[Distutils] PEP 376 (Database of Installed Python Distributions), uninstallation and interoperability

Vinay Sajip vinay_sajip at yahoo.co.uk
Sat Feb 16 11:46:31 CET 2013


Chris Jerdonek <chris.jerdonek <at> gmail.com> writes:


> Are there scenarios where it is possible to have "expected" files that
> are not created during installation but rather during the course of
> running the application (e.g. preference files or cache files of some
> sort)?  If so, for cleanup purposes, another option is to have a
> provision for specifying such "post-installation" expected files.

One standard example would be .pyc/.pyo files if byte-compilation were not done
during installation. I believe that preference/cache files should not be in an
installation location, but rather somewhere related to the user's home
directory or equivalent - say, below os.path.expanduser('~'). Deleting these on
uninstallation would IMO best be offered to users as an option using a
distribution-defined (un)installation hook.

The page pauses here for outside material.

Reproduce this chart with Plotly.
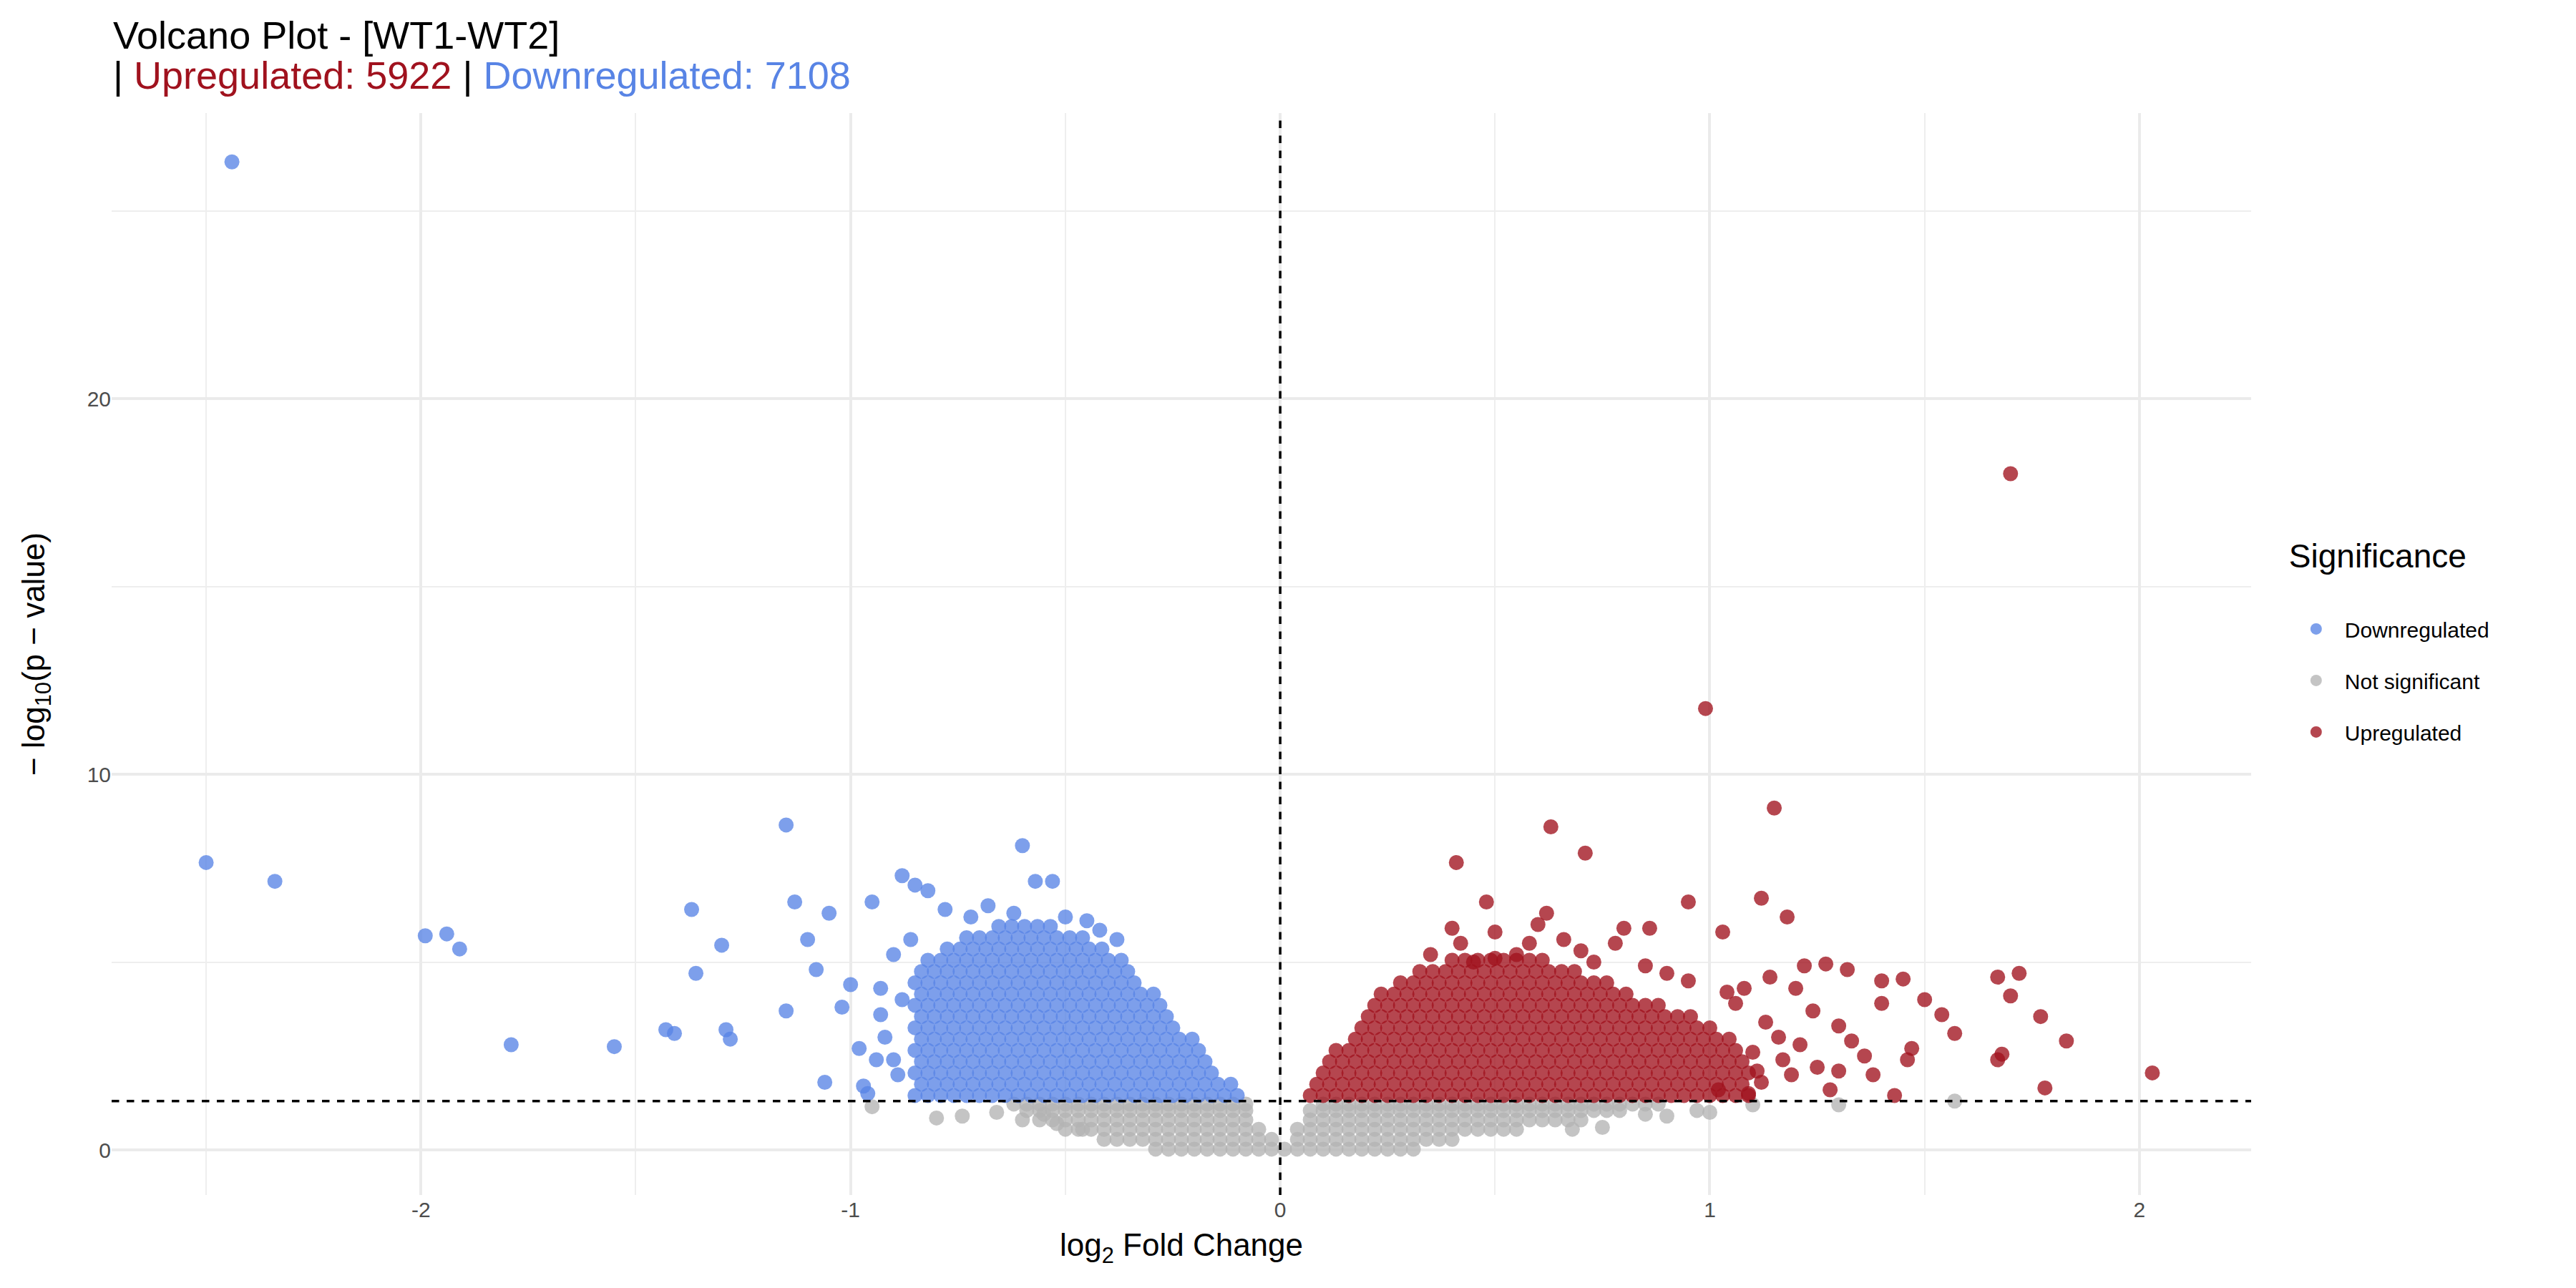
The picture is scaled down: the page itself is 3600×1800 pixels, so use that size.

Apart from that, it might be hard to pigeon-hole files which turn up in
installation locations post-installation - they would be very application-
dependent. I think it would be sufficient during uninstallation to show the
user any unexpected files and then ask for confirmation before deleting them.
If the user wanted to keep the files, they would have to abort the
uninstallation, manually copy the files to somewhere else, then invoke the
uninstallation again and confirm deletion. (Of course a particular packaging
tool could improve on this basic UI.)

There are other problems related to installation and uninstallation, thinking
about it. I think that the value for the "data" location in sysconfig is
sub-optimal: it seems to be the way it is because it's trying to mirror the
FHS, which has no one blessed location for data, so we default to the "prefix"
location. However, we're relying on developers always installing files to some
subdirectory below the data location, and never to the data location itself: if
they started doing that, you would expect all kinds of potential conflicts to
occur, but IIUC there's no specification that disallows writing into the data
location directory itself. This probably ought to be rectified, too, somehow.